Talibowie ogłaszają powstanie nowego rządu
We wtorek główny rzecznik talibów Zabihullah Mudżahid ogłosił powstanie nowego, tymczasowego rządu Afganistanu. Premierem ma zostać mułła Mohammad Hasan Achund. W skład gabinetu wchodzi wielu doświadczonych i wysoko postawionych przywódców Talibanu. Szef amerykańskiej dyplomacji Antony Blinken powiedział, że USA są zaniepokojone zarówno tym, że w skład rządu nie weszła żadna kobieta, jak i historią niektórych jego członków, powiązanych z organizacjami terrorystycznymi.
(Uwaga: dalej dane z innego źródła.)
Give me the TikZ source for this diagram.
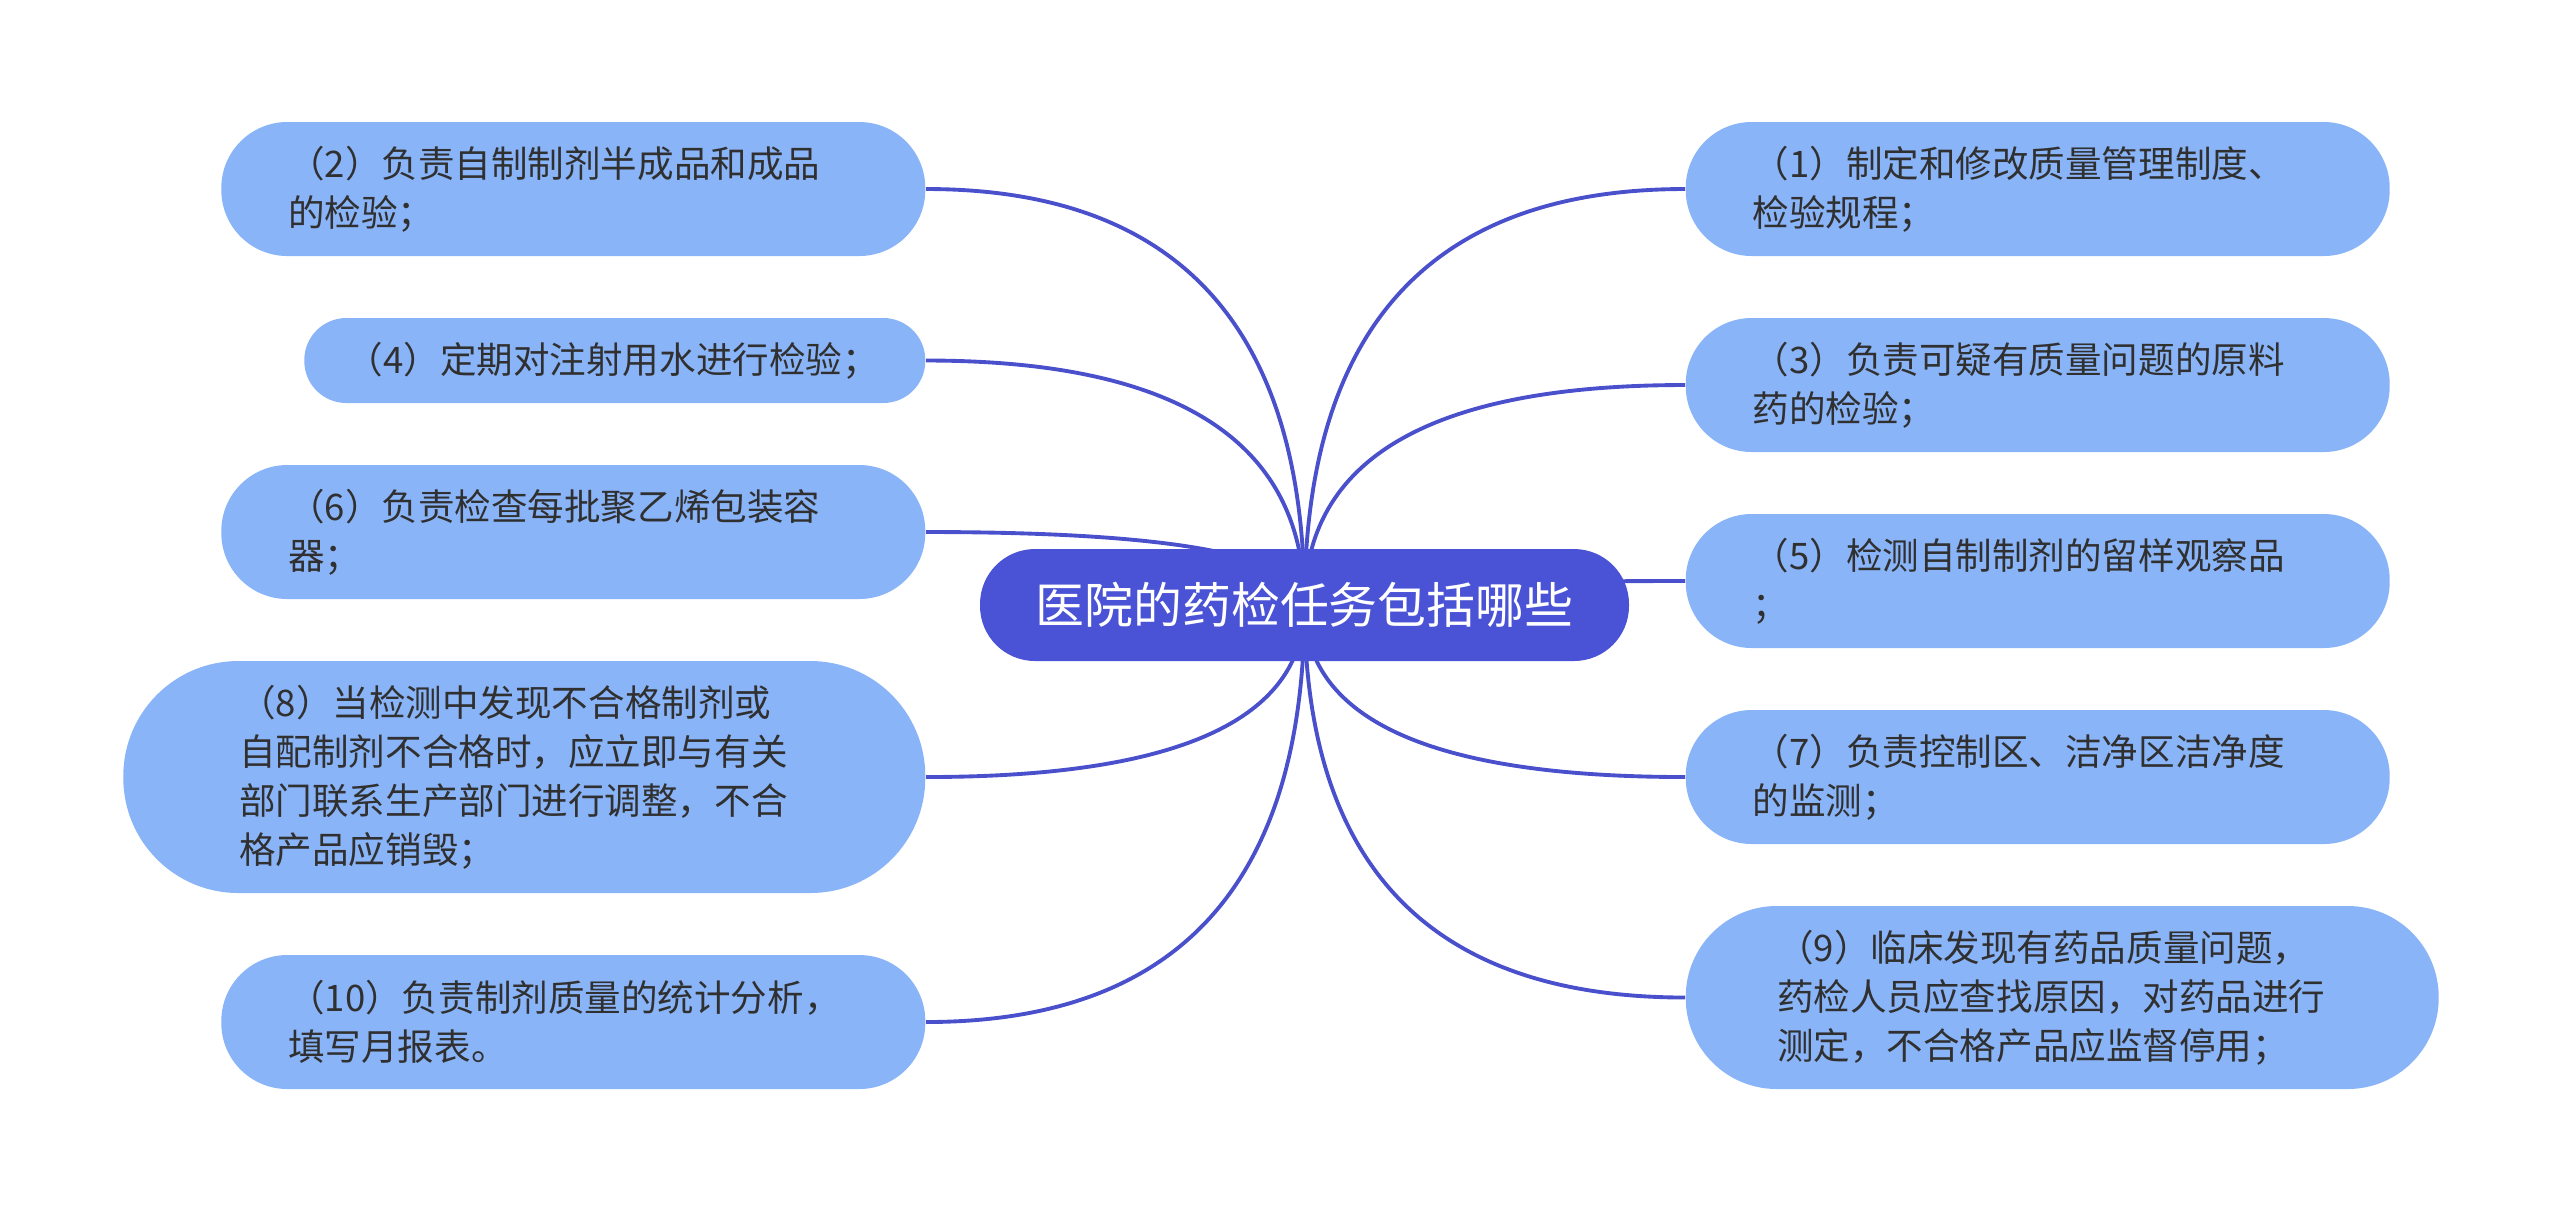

Najwyższy przywódca talibów, mułła Hajbatullah Ahundzadeh oznajmił we wtorek po ogłoszeniu składu nowego gabinetu, że rząd Afganistanu musi stosować się do szariatu, czyli prawa muzułmańskiego. W przyszłości wszystkie kwestie dotyczące rządów i życia w Afganistanie będą regulowane przez zasady Świętego Szariatu - zapewnił w oświadczeniu Ahundzadeh.